### EXERCISE OBJECTIVE
Transcribe every line from the top down to the line with "breg_ihd = [3.1, 1.5, 1.2, 1.15, 0.7]", both ends included, but not the pictures.

### Dataset items
──────────────────────────────

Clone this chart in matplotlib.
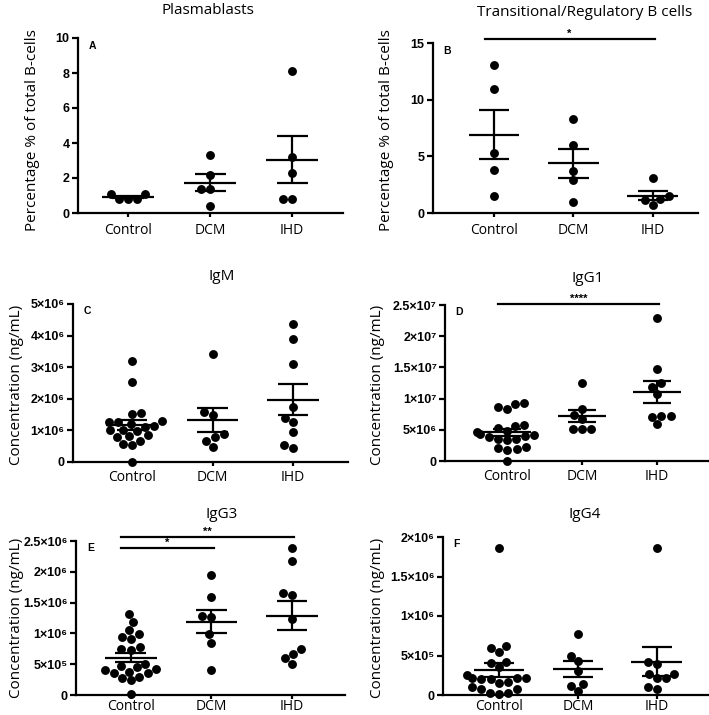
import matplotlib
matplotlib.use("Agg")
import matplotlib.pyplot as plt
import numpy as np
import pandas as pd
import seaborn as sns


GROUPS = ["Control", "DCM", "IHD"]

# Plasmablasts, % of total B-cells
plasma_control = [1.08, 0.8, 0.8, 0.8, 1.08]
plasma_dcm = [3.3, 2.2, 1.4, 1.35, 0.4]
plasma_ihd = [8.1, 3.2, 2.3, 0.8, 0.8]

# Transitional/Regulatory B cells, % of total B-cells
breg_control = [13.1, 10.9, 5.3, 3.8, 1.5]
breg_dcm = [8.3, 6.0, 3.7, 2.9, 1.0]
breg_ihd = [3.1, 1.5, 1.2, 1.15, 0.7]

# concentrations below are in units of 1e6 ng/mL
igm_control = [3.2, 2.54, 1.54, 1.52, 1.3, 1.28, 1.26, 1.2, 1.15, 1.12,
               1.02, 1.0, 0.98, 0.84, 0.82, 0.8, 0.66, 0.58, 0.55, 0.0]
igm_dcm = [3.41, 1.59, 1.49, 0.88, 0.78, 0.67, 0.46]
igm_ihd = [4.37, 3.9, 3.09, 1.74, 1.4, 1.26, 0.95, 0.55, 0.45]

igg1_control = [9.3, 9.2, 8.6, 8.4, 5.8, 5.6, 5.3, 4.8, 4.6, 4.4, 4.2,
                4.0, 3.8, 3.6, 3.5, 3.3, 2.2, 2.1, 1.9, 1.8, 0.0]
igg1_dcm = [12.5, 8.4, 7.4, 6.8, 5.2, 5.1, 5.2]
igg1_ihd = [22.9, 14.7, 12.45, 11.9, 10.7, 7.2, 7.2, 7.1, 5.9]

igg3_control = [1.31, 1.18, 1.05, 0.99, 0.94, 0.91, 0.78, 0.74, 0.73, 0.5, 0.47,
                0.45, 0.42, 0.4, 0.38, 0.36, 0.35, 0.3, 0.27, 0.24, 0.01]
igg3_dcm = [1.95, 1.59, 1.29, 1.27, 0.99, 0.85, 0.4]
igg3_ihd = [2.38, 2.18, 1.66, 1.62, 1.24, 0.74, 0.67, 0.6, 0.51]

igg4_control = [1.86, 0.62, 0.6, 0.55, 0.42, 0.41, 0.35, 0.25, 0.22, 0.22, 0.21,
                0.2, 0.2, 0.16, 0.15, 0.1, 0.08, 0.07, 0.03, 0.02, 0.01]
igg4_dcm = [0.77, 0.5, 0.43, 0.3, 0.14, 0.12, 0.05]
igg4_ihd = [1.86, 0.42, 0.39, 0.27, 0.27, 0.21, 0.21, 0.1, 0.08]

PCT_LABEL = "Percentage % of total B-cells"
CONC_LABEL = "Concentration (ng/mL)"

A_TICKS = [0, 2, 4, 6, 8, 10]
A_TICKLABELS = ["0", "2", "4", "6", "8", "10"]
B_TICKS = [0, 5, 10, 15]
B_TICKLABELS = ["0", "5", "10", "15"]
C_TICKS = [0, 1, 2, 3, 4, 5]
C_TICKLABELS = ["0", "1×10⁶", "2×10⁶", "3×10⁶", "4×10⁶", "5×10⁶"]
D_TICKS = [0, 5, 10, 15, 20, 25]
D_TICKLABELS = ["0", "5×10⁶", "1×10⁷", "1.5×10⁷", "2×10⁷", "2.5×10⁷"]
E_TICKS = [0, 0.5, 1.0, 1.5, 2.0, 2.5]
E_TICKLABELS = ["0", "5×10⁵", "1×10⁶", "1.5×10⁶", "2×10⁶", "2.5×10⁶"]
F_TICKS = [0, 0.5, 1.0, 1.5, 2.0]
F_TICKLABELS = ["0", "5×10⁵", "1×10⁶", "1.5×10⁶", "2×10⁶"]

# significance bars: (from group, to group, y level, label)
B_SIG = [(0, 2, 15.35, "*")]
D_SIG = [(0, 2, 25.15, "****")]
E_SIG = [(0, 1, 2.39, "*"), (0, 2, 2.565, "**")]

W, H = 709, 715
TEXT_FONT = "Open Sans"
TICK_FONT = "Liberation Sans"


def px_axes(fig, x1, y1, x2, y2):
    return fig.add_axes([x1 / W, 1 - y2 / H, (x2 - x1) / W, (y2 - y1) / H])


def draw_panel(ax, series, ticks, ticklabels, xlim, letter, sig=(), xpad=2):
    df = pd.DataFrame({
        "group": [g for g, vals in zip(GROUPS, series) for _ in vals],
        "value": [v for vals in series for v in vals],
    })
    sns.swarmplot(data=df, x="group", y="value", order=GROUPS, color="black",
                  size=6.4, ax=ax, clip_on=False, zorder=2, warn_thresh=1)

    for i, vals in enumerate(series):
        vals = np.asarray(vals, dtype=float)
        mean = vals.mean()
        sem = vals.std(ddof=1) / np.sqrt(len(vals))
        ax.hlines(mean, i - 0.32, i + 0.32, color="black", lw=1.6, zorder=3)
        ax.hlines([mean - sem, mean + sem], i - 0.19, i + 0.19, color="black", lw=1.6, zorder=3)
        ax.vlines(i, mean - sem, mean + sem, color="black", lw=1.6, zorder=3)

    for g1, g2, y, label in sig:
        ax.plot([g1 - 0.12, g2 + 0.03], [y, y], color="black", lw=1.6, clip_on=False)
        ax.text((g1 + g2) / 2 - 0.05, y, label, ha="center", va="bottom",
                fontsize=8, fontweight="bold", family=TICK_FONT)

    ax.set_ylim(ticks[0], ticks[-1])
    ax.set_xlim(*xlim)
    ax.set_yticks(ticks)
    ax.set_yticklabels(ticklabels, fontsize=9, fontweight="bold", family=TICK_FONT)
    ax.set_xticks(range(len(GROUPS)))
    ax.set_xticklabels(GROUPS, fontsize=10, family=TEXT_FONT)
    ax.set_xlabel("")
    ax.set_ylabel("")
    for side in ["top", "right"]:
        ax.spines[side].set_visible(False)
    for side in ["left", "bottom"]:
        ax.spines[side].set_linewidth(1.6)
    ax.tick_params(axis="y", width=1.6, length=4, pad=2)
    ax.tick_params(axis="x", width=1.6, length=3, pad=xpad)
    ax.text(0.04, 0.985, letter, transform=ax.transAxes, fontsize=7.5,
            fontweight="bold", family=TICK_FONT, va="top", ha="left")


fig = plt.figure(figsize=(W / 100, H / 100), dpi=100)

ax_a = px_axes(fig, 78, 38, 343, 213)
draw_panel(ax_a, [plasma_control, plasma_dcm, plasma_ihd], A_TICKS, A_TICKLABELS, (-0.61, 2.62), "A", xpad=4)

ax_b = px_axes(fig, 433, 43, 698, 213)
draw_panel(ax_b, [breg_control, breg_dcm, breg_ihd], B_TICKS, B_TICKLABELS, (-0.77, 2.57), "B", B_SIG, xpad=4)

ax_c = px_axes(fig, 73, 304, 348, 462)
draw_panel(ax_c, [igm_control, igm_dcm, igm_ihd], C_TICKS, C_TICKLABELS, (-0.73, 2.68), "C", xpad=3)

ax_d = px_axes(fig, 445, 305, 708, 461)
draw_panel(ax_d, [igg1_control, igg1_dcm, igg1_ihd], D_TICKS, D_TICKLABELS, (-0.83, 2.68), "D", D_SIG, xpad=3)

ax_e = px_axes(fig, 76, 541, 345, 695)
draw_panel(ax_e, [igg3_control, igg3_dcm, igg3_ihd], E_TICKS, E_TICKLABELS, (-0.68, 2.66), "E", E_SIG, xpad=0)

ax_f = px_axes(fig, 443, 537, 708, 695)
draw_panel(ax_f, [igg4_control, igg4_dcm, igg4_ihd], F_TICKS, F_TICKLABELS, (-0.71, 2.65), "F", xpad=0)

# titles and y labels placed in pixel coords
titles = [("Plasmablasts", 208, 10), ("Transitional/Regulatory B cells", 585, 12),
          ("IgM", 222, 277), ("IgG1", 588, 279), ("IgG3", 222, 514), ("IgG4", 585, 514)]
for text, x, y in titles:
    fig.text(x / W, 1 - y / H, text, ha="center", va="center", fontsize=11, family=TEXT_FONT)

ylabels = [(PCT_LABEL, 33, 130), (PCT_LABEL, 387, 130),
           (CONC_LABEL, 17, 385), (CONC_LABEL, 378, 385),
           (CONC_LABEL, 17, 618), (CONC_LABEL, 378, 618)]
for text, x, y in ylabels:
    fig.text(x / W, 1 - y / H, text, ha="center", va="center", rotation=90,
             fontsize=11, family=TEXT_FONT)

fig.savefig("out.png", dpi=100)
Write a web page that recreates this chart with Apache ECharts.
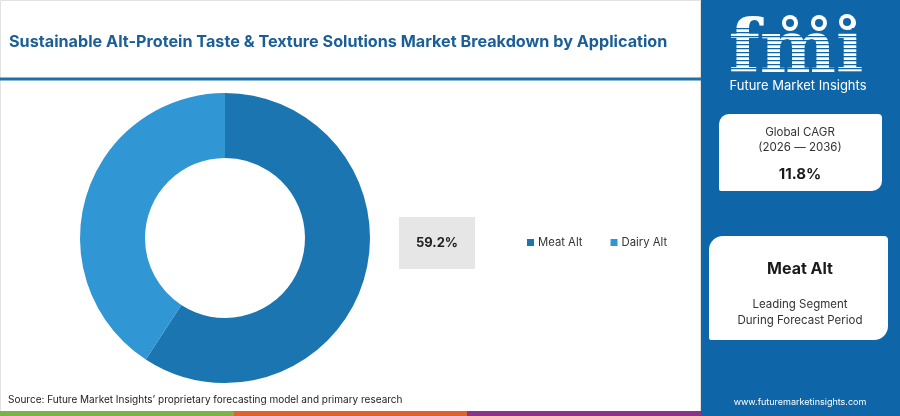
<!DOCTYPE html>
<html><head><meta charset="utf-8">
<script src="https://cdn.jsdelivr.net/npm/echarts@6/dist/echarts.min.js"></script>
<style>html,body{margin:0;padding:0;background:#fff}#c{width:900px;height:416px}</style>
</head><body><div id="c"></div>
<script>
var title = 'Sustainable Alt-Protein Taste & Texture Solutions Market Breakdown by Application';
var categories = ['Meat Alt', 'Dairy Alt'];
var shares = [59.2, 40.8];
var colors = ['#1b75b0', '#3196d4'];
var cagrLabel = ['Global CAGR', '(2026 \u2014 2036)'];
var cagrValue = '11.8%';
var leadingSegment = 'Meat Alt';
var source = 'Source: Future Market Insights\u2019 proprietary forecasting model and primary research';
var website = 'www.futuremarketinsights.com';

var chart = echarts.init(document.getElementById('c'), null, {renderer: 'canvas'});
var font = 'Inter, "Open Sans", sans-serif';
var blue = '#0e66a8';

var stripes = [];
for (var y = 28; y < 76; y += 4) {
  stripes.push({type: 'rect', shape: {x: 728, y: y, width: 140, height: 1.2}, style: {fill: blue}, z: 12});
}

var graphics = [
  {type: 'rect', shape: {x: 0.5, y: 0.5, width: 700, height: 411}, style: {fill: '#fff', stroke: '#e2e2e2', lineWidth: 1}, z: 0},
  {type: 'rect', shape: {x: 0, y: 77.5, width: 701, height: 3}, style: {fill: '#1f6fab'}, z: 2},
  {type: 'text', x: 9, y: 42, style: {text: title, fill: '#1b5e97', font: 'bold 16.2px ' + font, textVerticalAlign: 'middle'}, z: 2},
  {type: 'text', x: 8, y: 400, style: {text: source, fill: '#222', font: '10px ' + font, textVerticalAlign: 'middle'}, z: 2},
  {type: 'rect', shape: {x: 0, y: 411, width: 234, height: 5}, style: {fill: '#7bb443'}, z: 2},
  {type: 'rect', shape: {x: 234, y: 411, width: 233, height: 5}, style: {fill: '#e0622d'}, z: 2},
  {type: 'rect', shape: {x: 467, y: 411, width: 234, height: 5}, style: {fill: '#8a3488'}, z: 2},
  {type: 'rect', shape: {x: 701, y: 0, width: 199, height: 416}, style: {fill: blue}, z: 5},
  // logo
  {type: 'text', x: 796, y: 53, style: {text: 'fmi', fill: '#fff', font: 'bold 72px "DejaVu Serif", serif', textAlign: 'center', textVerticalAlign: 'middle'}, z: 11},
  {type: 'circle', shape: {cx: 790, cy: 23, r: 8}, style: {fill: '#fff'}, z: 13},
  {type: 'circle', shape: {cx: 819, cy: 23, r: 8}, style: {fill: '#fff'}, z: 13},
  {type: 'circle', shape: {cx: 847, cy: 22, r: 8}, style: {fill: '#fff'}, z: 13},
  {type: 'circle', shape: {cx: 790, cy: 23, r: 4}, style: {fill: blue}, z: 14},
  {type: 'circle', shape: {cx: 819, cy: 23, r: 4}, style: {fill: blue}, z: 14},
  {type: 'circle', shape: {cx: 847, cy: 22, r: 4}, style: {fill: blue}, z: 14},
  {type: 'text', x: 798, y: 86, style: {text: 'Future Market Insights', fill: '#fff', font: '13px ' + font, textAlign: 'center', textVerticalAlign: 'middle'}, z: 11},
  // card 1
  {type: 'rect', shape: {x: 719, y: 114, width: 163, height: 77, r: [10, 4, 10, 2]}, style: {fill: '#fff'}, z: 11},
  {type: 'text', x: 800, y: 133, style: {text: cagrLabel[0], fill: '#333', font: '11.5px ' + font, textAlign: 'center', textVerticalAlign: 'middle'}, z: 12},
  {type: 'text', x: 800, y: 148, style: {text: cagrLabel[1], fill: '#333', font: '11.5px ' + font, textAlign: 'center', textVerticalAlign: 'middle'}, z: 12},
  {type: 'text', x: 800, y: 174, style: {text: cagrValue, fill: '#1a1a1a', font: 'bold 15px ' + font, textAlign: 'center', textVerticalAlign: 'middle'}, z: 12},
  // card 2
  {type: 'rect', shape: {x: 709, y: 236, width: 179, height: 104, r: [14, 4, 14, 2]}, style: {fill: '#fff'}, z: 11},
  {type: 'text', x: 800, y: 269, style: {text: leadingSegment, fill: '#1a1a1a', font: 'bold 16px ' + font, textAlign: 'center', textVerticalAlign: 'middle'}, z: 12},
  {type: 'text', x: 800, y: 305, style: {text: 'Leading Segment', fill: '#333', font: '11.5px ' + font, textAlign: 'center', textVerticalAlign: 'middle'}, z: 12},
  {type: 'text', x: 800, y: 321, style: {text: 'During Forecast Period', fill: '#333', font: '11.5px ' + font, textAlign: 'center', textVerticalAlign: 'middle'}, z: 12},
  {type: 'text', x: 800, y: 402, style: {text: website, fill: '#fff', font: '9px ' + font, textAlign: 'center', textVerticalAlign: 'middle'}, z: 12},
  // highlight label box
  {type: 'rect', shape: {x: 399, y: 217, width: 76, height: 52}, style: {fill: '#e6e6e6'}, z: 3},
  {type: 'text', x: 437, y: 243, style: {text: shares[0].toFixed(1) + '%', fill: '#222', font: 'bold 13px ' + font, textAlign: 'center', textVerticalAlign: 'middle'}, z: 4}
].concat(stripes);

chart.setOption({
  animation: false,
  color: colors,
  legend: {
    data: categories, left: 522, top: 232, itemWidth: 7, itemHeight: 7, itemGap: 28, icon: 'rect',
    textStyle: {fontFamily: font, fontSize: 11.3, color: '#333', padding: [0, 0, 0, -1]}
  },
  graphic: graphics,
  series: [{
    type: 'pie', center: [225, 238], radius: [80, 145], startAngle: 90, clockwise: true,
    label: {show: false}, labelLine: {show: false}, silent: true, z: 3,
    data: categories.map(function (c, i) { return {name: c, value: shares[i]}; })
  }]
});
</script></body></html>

──────────────────────────────

### SOLUTION TO THIS TASK
Clone this chart in matplotlib.
import matplotlib
matplotlib.use("Agg")
import matplotlib.pyplot as plt
import numpy as np
import pandas as pd
import seaborn as sns


GROUPS = ["Control", "DCM", "IHD"]

# Plasmablasts, % of total B-cells
plasma_control = [1.08, 0.8, 0.8, 0.8, 1.08]
plasma_dcm = [3.3, 2.2, 1.4, 1.35, 0.4]
plasma_ihd = [8.1, 3.2, 2.3, 0.8, 0.8]

# Transitional/Regulatory B cells, % of total B-cells
breg_control = [13.1, 10.9, 5.3, 3.8, 1.5]
breg_dcm = [8.3, 6.0, 3.7, 2.9, 1.0]
breg_ihd = [3.1, 1.5, 1.2, 1.15, 0.7]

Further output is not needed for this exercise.